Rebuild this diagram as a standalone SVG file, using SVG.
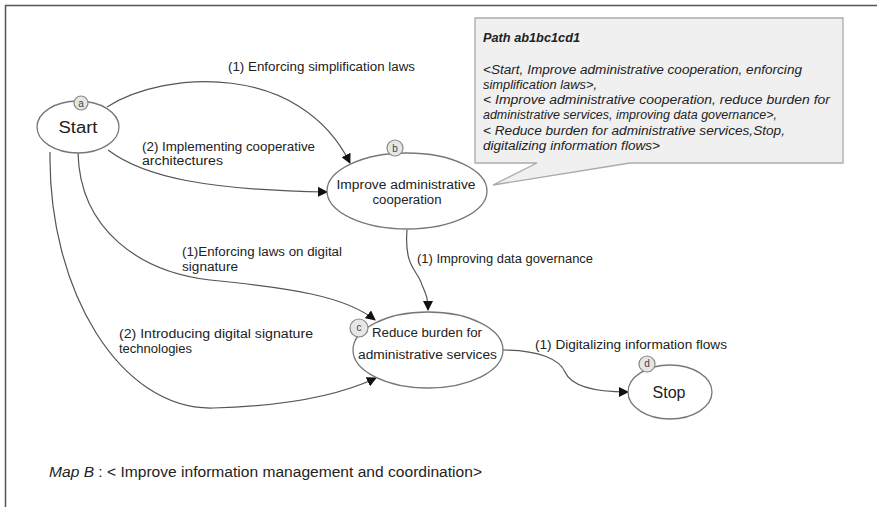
<svg xmlns="http://www.w3.org/2000/svg" width="879" height="507" viewBox="0 0 879 507">
<defs>
<marker id="arr" markerWidth="10" markerHeight="10" refX="9" refY="5" orient="auto" markerUnits="userSpaceOnUse">
<path d="M0,0 L10,5 L0,10 Z" fill="#111"/>
</marker>
<style>
.node{fill:#fff;stroke:#777;stroke-width:1.3}
.tag{fill:#e6e6e6;stroke:#888;stroke-width:1.2}
.tagt{font-family:"Liberation Sans",Arial,sans-serif;font-size:10px;fill:#444;text-anchor:middle}
.nt{font-family:"Liberation Sans",Arial,sans-serif;font-size:12px;fill:#222;text-anchor:middle}
.big{font-size:16px}
.lbl{font-family:"Liberation Sans",Arial,sans-serif;font-size:12px;fill:#222}
.edge{fill:none;stroke:#555;stroke-width:1.2;marker-end:url(#arr)}
.call{font-family:"Liberation Sans",Arial,sans-serif;font-size:12px;font-style:italic;fill:#222}
</style>
</defs>
<rect width="879" height="507" fill="#fff"/>
<path d="M5.5,507 L5.5,5.5 L877,5.5" fill="none" stroke="#555" stroke-width="1.5"/>

<g id="callout">
<path d="M475,18 L843,18 L843,163 L630,163 L493,185 L537,163 L475,163 Z" fill="#f0f0f0" stroke="#aaa" stroke-width="1.3"/>
<text class="call" x="483" y="42" font-weight="bold" textLength="97" lengthAdjust="spacingAndGlyphs">Path ab1bc1cd1</text>
<text class="call" x="483" y="74" textLength="319" lengthAdjust="spacingAndGlyphs">&lt;Start, Improve administrative cooperation, enforcing</text>
<text class="call" x="483" y="89" font-size="12.5px" textLength="114" lengthAdjust="spacingAndGlyphs">simplification laws&gt;,</text>
<text class="call" x="483" y="104" textLength="347" lengthAdjust="spacingAndGlyphs">&lt; Improve administrative cooperation, reduce burden for</text>
<text class="call" x="483" y="119" textLength="294" lengthAdjust="spacingAndGlyphs">administrative services, improving data governance&gt;,</text>
<text class="call" x="483" y="135" textLength="302" lengthAdjust="spacingAndGlyphs">&lt; Reduce burden for administrative services,Stop,</text>
<text class="call" x="483" y="150" textLength="177" lengthAdjust="spacingAndGlyphs">digitalizing information flows&gt;</text>
</g>

<g id="connectors">
<path class="edge" d="M107,107 C165,70 300,62 350,163"/>
<path class="edge" d="M108,150 C145,178 210,190 327,192"/>
<path class="edge" d="M78,153 C80,230 140,272 210,280 C290,288 345,296 375,320"/>
<path class="edge" d="M50,152 C48,290 120,410 213,408 C290,406 340,395 376,378"/>
<path class="edge" d="M407,230 C404,268 418,270 422,285 C427,296 428,300 428,310"/>
<path class="edge" d="M503,350 C540,350 560,360 565,372 C572,388 600,392 628,392"/>
<text class="lbl" x="228" y="71" textLength="187" lengthAdjust="spacingAndGlyphs">(1) Enforcing simplification laws</text>
<text class="lbl" x="142" y="151" textLength="173" lengthAdjust="spacingAndGlyphs">(2) Implementing cooperative</text>
<text class="lbl" x="142" y="165" textLength="81" lengthAdjust="spacingAndGlyphs">architectures</text>
<text class="lbl" x="182" y="256" textLength="160" lengthAdjust="spacingAndGlyphs">(1)Enforcing laws on digital</text>
<text class="lbl" x="182" y="271" textLength="56" lengthAdjust="spacingAndGlyphs">signature</text>
<text class="lbl" x="119" y="338" textLength="194" lengthAdjust="spacingAndGlyphs">(2) Introducing  digital signature</text>
<text class="lbl" x="119" y="353" textLength="73" lengthAdjust="spacingAndGlyphs">technologies</text>
<text class="lbl" x="417" y="263" textLength="176" lengthAdjust="spacingAndGlyphs">(1) Improving data governance</text>
<text class="lbl" x="535" y="349" textLength="192" lengthAdjust="spacingAndGlyphs">(1) Digitalizing information flows</text>
</g>

<g id="node-a">
<ellipse class="node" cx="78" cy="127" rx="41" ry="26"/>
<circle class="tag" cx="81" cy="103" r="7"/>
<text class="tagt" x="81" y="106.5">a</text>
<text class="nt big" x="78" y="133" textLength="39" lengthAdjust="spacingAndGlyphs">Start</text>
</g>

<g id="node-b">
<ellipse class="node" cx="407" cy="191" rx="80" ry="38"/>
<circle class="tag" cx="395" cy="148" r="8"/>
<text class="tagt" x="395" y="152">b</text>
<text class="nt" x="406" y="189" textLength="139" lengthAdjust="spacingAndGlyphs">Improve administrative</text>
<text class="nt" x="407" y="204" textLength="69" lengthAdjust="spacingAndGlyphs">cooperation</text>
</g>

<g id="node-c">
<ellipse class="node" cx="428" cy="350" rx="75" ry="38"/>
<circle class="tag" cx="359" cy="328" r="9"/>
<text class="tagt" x="359" y="331" font-size="8">c</text>
<text class="nt" x="427" y="337" textLength="110" lengthAdjust="spacingAndGlyphs">Reduce burden for</text>
<text class="nt" x="427.5" y="359" textLength="139" lengthAdjust="spacingAndGlyphs">administrative services</text>
</g>

<g id="node-d">
<ellipse class="node" cx="670" cy="392" rx="42" ry="27"/>
<circle class="tag" cx="647" cy="364" r="8"/>
<text class="tagt" x="647" y="367">d</text>
<text class="nt big" x="669" y="398" font-size="15" textLength="33" lengthAdjust="spacingAndGlyphs">Stop</text>
</g>

<text x="49" y="477" font-family="'Liberation Sans',Arial,sans-serif" font-size="14" fill="#222" textLength="433" lengthAdjust="spacingAndGlyphs"><tspan font-style="italic">Map B</tspan> : &lt; Improve information management and coordination&gt;</text>
</svg>
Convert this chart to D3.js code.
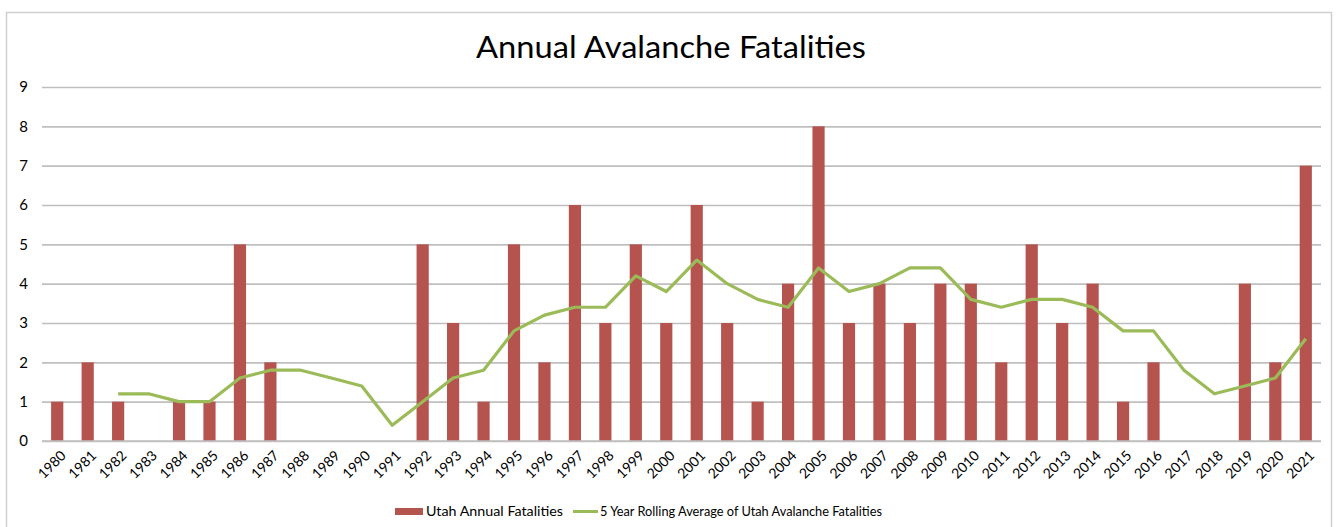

- [Instructions to follow] Find the word "this" in the data and show each line that holds it.

- [Worked solution]
Rebuild this diagram as a standalone SVG file, using SVG.
Convert this chart to D3.js code.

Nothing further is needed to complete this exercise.